The Valencía Way
New country, new life, healthy living, new resolutions! Get fit, eat vegetables and salad all the time and maybe drink a little bit of red wine.
That’s the plan and it was going very well until we arrived. This place has just tooo many distractions. Valencia, famed for its nightlife just sucks you in and then spits you out 3 months later with a hang-over, a faint tan and a guilty feeling about those enticing bars with bottles of beer for 1 euro. Fresh off the plane and clothes still damp from the English rain, we hopped in a hire car and headed for Valencia. 3 hours later, exhausted, grumpy and hungry we eventually found our apartment. Only to find no parking spaces within a half an hour walk. There was only one thing for it, we bumper parked our car in the true Spanish style, dumped our stuff in the apartment and headed to the pub.
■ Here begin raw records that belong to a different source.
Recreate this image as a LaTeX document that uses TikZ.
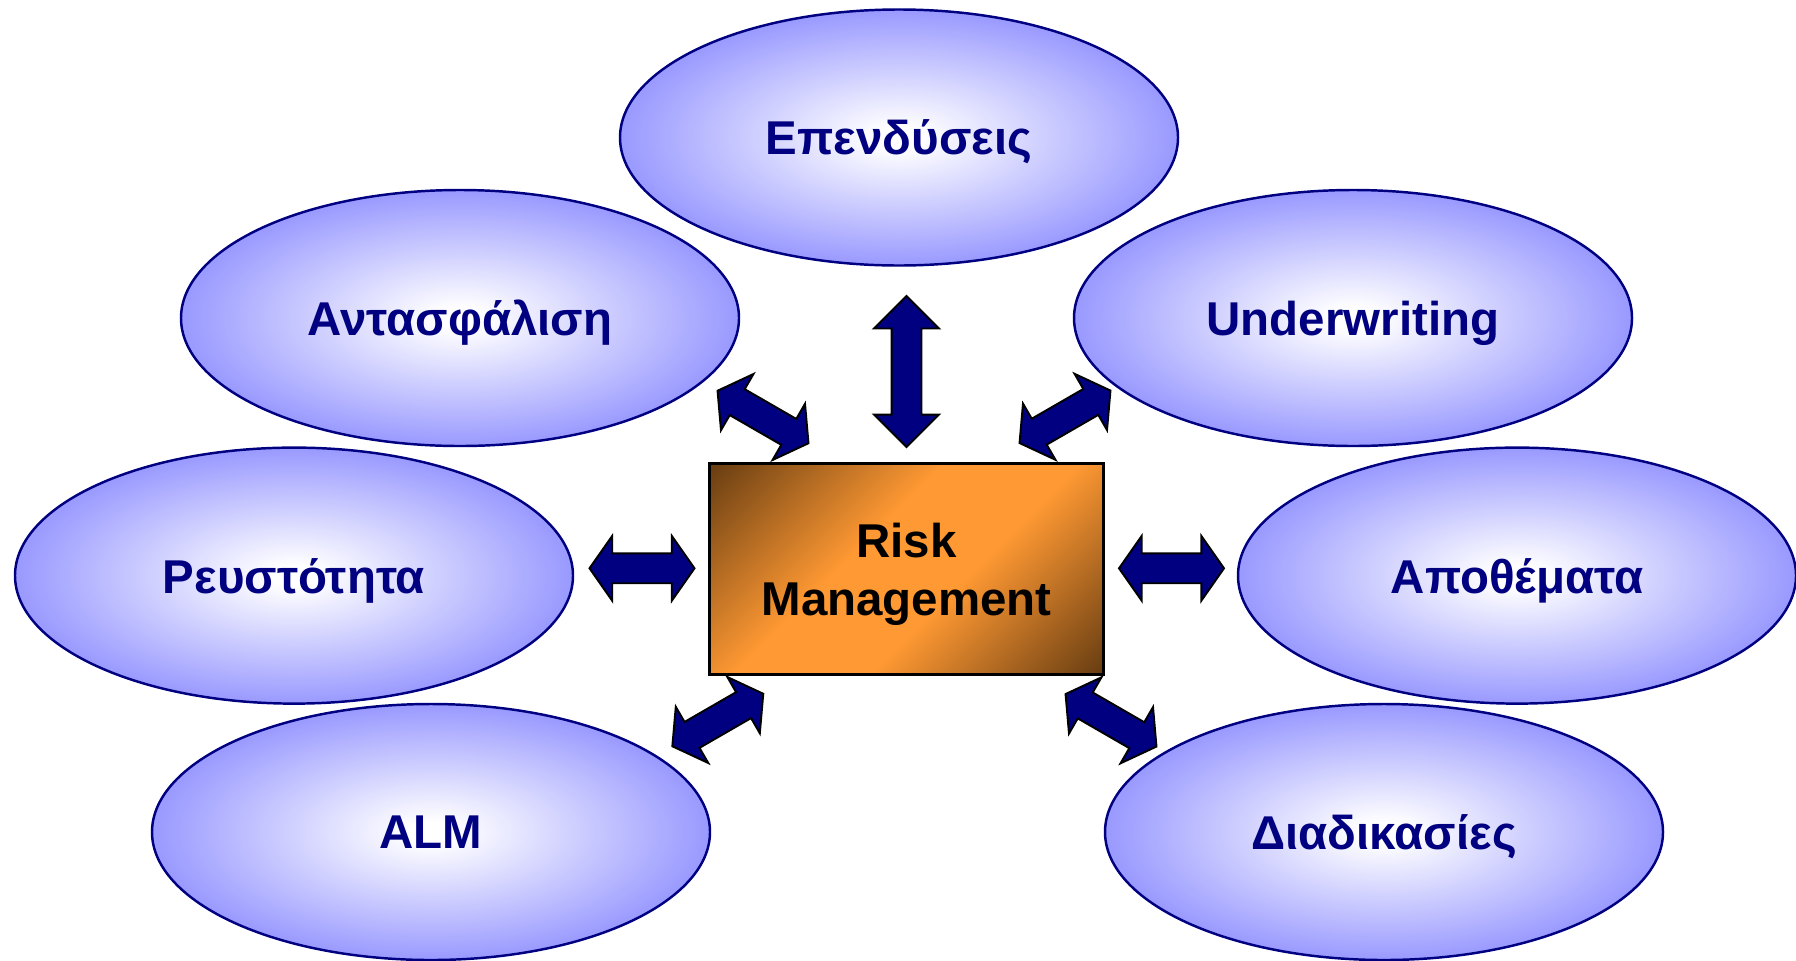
\documentclass[tikz,border=0pt]{standalone}
\usepackage{fontspec}
\setmainfont{Liberation Sans}
\usetikzlibrary{shapes.geometric,shapes.arrows}
\definecolor{navyblue}{RGB}{0,0,128}
\definecolor{lavender}{RGB}{153,153,255}
\definecolor{riskorange}{RGB}{255,153,51}
\definecolor{riskbrown}{RGB}{105,62,18}
\pgfdeclareradialshading{topicshade}{\pgfpoint{0bp}{0bp}}{color(0bp)=(white); color(2bp)=(white); color(25bp)=(lavender); color(50bp)=(lavender)}
\pgfdeclarehorizontalshading{coreshade}{100bp}{color(0bp)=(riskbrown); color(15bp)=(riskbrown); color(42bp)=(riskorange); color(58bp)=(riskorange); color(85bp)=(riskbrown); color(100bp)=(riskbrown)}
\begin{document}
\begin{tikzpicture}[
    topic/.style={ellipse, draw=navyblue, line width=0.7pt, shade, shading=topicshade,
      minimum width=5.58cm, minimum height=2.56cm, inner sep=0pt, text=navyblue,
      text depth=0pt, font=\fontsize{13.5}{16.6}\selectfont\bfseries},
    core/.style={rectangle, draw=black, line width=0.95pt, shade, shading=coreshade,
      shading angle=-45, minimum width=3.94cm, minimum height=2.11cm, align=center,
      text depth=0pt, font=\fontsize{13.5}{16.6}\selectfont\bfseries},
    link/.style={double arrow, draw=black, fill=navyblue, line width=0.55pt,
      inner xsep=0pt, inner ysep=0.14cm, double arrow head extend=0.175cm,
      double arrow tip angle=110, minimum height=1.05cm}]
  \useasboundingbox (0,0) rectangle (17.96,9.60);
  \node[topic] (inv)  at (8.99,8.225) {Επενδύσεις};
  \node[topic] (rein) at (4.60,6.42)  {Αντασφάλιση};
  \node[topic] (uw)   at (13.53,6.42) {Underwriting};
  \node[topic] (liq)  at (2.94,3.844) {Ρευστότητα};
  \node[topic] (res)  at (15.17,3.844) {Αποθέματα};
  \node[topic] (alm)  at (4.31,1.28)  {ALM};
  \node[topic] (proc) at (13.84,1.28) {Διαδικασίες};
  \node[core]  (rm)   at (9.065,3.91) {Risk\\Management};
  \node[link, rotate=90, minimum height=1.51cm, double arrow tip angle=90] (a-inv) at (9.065,5.885) {};
  \node[link, rotate=-30] (a-rein) at (7.63,5.43)  {};
  \node[link, rotate=30]  (a-uw)   at (10.65,5.432) {};
  \node[link]             (a-liq)  at (6.42,3.917)  {};
  \node[link]             (a-res)  at (11.715,3.917) {};
  \node[link, rotate=30]  (a-alm)  at (7.178,2.40)  {};
  \node[link, rotate=-30] (a-proc) at (11.11,2.397) {};
\end{tikzpicture}
\end{document}
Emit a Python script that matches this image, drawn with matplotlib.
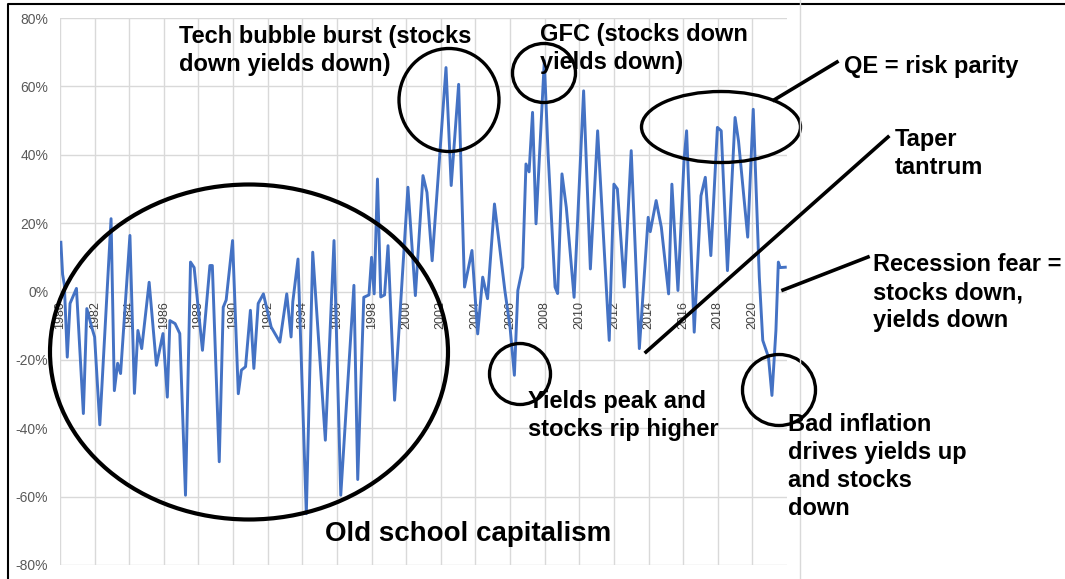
import matplotlib.pyplot as plt
from matplotlib.patches import Ellipse

# stock/bond correlation, turning points of the rolling series
years = [1980.05, 1980.15, 1980.25, 1980.42, 1980.58, 1980.95, 1981.35, 1981.55, 1981.83, 1982.0,
         1982.3, 1982.95, 1983.14, 1983.33, 1983.5, 1984.04, 1984.3, 1984.5, 1984.72, 1985.15,
         1985.57, 1985.95, 1986.2, 1986.35, 1986.65, 1986.92, 1987.25, 1987.54, 1987.75, 1988.23,
         1988.66, 1988.8, 1989.2, 1989.43, 1989.6, 1989.97, 1990.3, 1990.48, 1990.72, 1991.0,
         1991.2, 1991.45, 1991.75, 1992.2, 1992.7, 1993.1, 1993.35, 1993.45, 1993.75, 1994.23,
         1994.6, 1995.33, 1995.83, 1996.22, 1996.98, 1997.2, 1997.55, 1997.85, 1998.0, 1998.15,
         1998.34, 1998.53, 1998.75, 1998.95, 1999.33, 2000.1, 2000.53, 2000.97, 2001.2, 2001.5,
         2002.3, 2002.6, 2003.03, 2003.37, 2003.8, 2004.13, 2004.42, 2004.7, 2005.1, 2005.7,
         2006.0, 2006.25, 2006.45, 2006.73, 2006.92, 2007.1, 2007.3, 2007.5, 2007.98, 2008.2,
         2008.6, 2008.75, 2009.0, 2009.25, 2009.7, 2010.25, 2010.64, 2011.06, 2011.73, 2012.0,
         2012.2, 2012.6, 2013.0, 2013.47, 2013.98, 2014.1, 2014.44, 2014.74, 2015.16, 2015.35,
         2015.7, 2016.05, 2016.2, 2016.64, 2017.03, 2017.28, 2017.6, 2017.98, 2018.2, 2018.56,
         2019.0, 2019.2, 2019.73, 2020.05, 2020.4, 2020.6, 2020.93, 2021.13, 2021.36, 2021.5,
         2021.6, 2021.9]
corr = [14.4, 5, 2, -19.2, -3.5, 0.9, -35.7, -5, -10.4, -13.3,
        -39, 21.3, -29, -21, -24, 16.4, -29.8, -11.4, -16.7, 2.7,
        -21.6, -12.3, -30.9, -8.5, -9.4, -12.3, -59.6, 8.6, 7, -17.2,
        7.6, 7.6, -49.8, -4.6, -2.5, 14.9, -29.9, -23, -22, -5.5,
        -22.5, -3.5, -0.7, -10.4, -14.8, -0.7, -13.3, -3, 9.5, -65,
        11.5, -43.5, 14.9, -59.6, 1.8, -55, -1.7, -1, 10, -0.7,
        32.9, -1.6, -1, 13.4, -31.8, 30.5, -1.2, 33.9, 29, 9,
        65.5, 31, 60.6, 1.3, 12, -12.4, 4.2, -2.1, 25.6, 0.3,
        -10.4, -24.5, 0.3, 7.1, 37.3, 35, 52.4, 19.8, 67.5, 40,
        1.3, -0.6, 34.4, 24.6, -1.7, 58.7, 6.6, 47, -14.3, 31.4,
        30, 1.3, 41.2, -16.7, 21.7, 17.5, 26.6, 18.8, -0.7, 31.4,
        0.3, 38.3, 47, -11.9, 28, 33.4, 10.5, 48, 47, 6.1,
        50.9, 44, 15.9, 53.3, 4.2, -14.3, -19.2, -30.4, -11.4, 8.6,
        7, 7.1]

tick_years = list(range(1980, 2021, 2))
pct_ticks = list(range(-80, 81, 20))

W, H = 1065, 579
fig = plt.figure(figsize=(W / 100, H / 100), dpi=100)
plt.rcParams['font.family'] = ['Liberation Sans', 'DejaVu Sans']

ax = fig.add_axes([60 / W, 1 - 565 / H, 727 / W, 547 / H])
ax.plot(years, corr, color='#4472C4', lw=2.1, zorder=3, solid_joinstyle='round')
ax.set_xlim(1980, 2022)
ax.set_ylim(-80, 80)
ax.set_xticks(tick_years)
ax.set_xticklabels([str(y) for y in tick_years])
ax.set_yticks(pct_ticks)
ax.set_yticklabels([f'{v}%' for v in pct_ticks])
ax.spines['bottom'].set_position(('data', 0))
for s in ax.spines.values():
    s.set_visible(False)
ax.tick_params(axis='x', length=0, pad=7, labelrotation=90, labelsize=9, labelcolor='#404040')
ax.tick_params(axis='y', length=0, pad=8.5, labelsize=10, labelcolor='#595959')
ax.grid(True, color='#d9d9d9', lw=1)

# drawing layer in pixel units for the hand-drawn notes
ov = fig.add_axes([0, 0, 1, 1])
ov.set_xlim(0, W)
ov.set_ylim(H, 0)
ov.axis('off')
ov.patch.set_alpha(0)

ov.plot([8, 8, W], [H, 4, 4], color='black', lw=1.5)
ov.plot([800, 800], [0, H], color='#d9d9d9', lw=1)

circles = [
    ((249, 352), 398, 335, 3.0),   # old school
    ((449, 100), 100, 103, 2.4),   # tech bubble
    ((544, 73), 63, 59, 2.4),      # GFC
    ((721, 127), 159, 71, 2.4),    # QE
    ((520, 374), 61, 61, 2.4),     # yields peak
    ((779, 390), 73, 71, 2.4),     # bad inflation
]
for c, w, h, lw in circles:
    ov.add_patch(Ellipse(c, w, h, fill=False, ec='black', lw=lw))

ov.plot([774, 837], [100, 62], color='black', lw=2.6)
ov.plot([646, 888], [352, 137], color='black', lw=2.6)
ov.plot([783, 868], [290, 257], color='black', lw=2.6)

note = dict(fontsize=17, fontweight='bold', color='black', va='top', ha='left', linespacing=1.28)
ov.text(179, 25, 'Tech bubble burst (stocks\ndown yields down)', **note)
ov.text(540, 23, 'GFC (stocks down\nyields down)', **note)
ov.text(844, 55, 'QE = risk parity', **note)
ov.text(895, 128, 'Taper\ntantrum', **note)
ov.text(873, 253, 'Recession fear =\nstocks down,\nyields down', **note)
ov.text(528, 390, 'Yields peak and\nstocks rip higher', **note)
ov.text(788, 413, 'Bad inflation\ndrives yields up\nand stocks\ndown', **note)
ov.text(325, 521, 'Old school capitalism', fontsize=20, fontweight='bold', color='black',
        va='top', ha='left')

fig.savefig('out.png', dpi=100, facecolor='white')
Now they say start as you mean to go on. But something bigger than me got in the way of my plan, Valencia, or Baa-len-thee-a as I have now learnt to call this place. Without exception, I have found the people here helpful and friendly. I can think of many examples of this; from a waiter advising us on the best areas to live and the rental agencies to avoid, bar staff ringing up numbers to try and find an apartment for us and one of my favourites, women in supermarkets advising me on what fruit and veg not to buy (usually the ones in my basket).
Unfortunately, as we kept arranging to meet people in cafes we usually ended up having a long lunch and getting very little achieved. It was about then that I first heard the expression “poco a poco“. Slowly but surely we found an apartment to live in for a year and by responding to an ad in this very magazine, jobs! And of course, with ’24/7 Valencia’ magazine the places we had failed to discover on our first “inspection trip” were revealed. The reviews and listings of restaurants, pubs and clubs became our bible as we set about exploring our new home.
This place seems to get bigger every day. Around every corner and up every side street there is something new, waiting to be discovered. Beautiful apartment buildings, little Plazas, superb restaurants and cafes. So after 3 months I have the legs of a marathon walker, the beer belly of a darts player and a stiff neck from looking up at all the trees and the balconies full of plants and people. (My favorite balcony is on a little street just off Plaza del Mercado).
One of the resolutions I made, that I have managed to keep was to see some of the tourist sites. I lived in Cambridge for 6 years and never once managed to visit a museum or any of the Colleges that make it famous. (Well that’s a slight lie I did work, briefly, in one of these colleges but all I ever saw was the computer room so it doesn’t really count). So I have been to the Basilica (mind you people were at mass so I didn’t stay very long, but I spent hours in Valencia Cathedral. I’ve visited the Museo de las Ciencias Principe Felipe and L’Hemisferic. This took a whole day and I had to be dragged out of the sports section. They really have got the interactive stuff right. The grounds are stunning, I mean where else but Spain can they make a car park look like a work of Art?
So, I came here looking for the healthy option.. somewhere I could actually get to see daylight between November and February. I decided that instead of buying all my fruit and veg from Supermarkets in England two weeks after it had been picked in Spain that I would go straight to the source.
Slowly but surely I am coming to terms with the slower pace of life. If I want to spend my money in a shop, I wait until the assistant is good and ready to serve me. I am getting used to buying food for Sundays (because the supermarkets closed). Maybe one day I will no longer have to urge to lean over my balcony on weekday mornings and shout all my newly learned Spanish expletives at that double-parked person who is beeping their car horn at the person who has triple parked and is blocking them in. The more I think about that one the more I can see the funny side!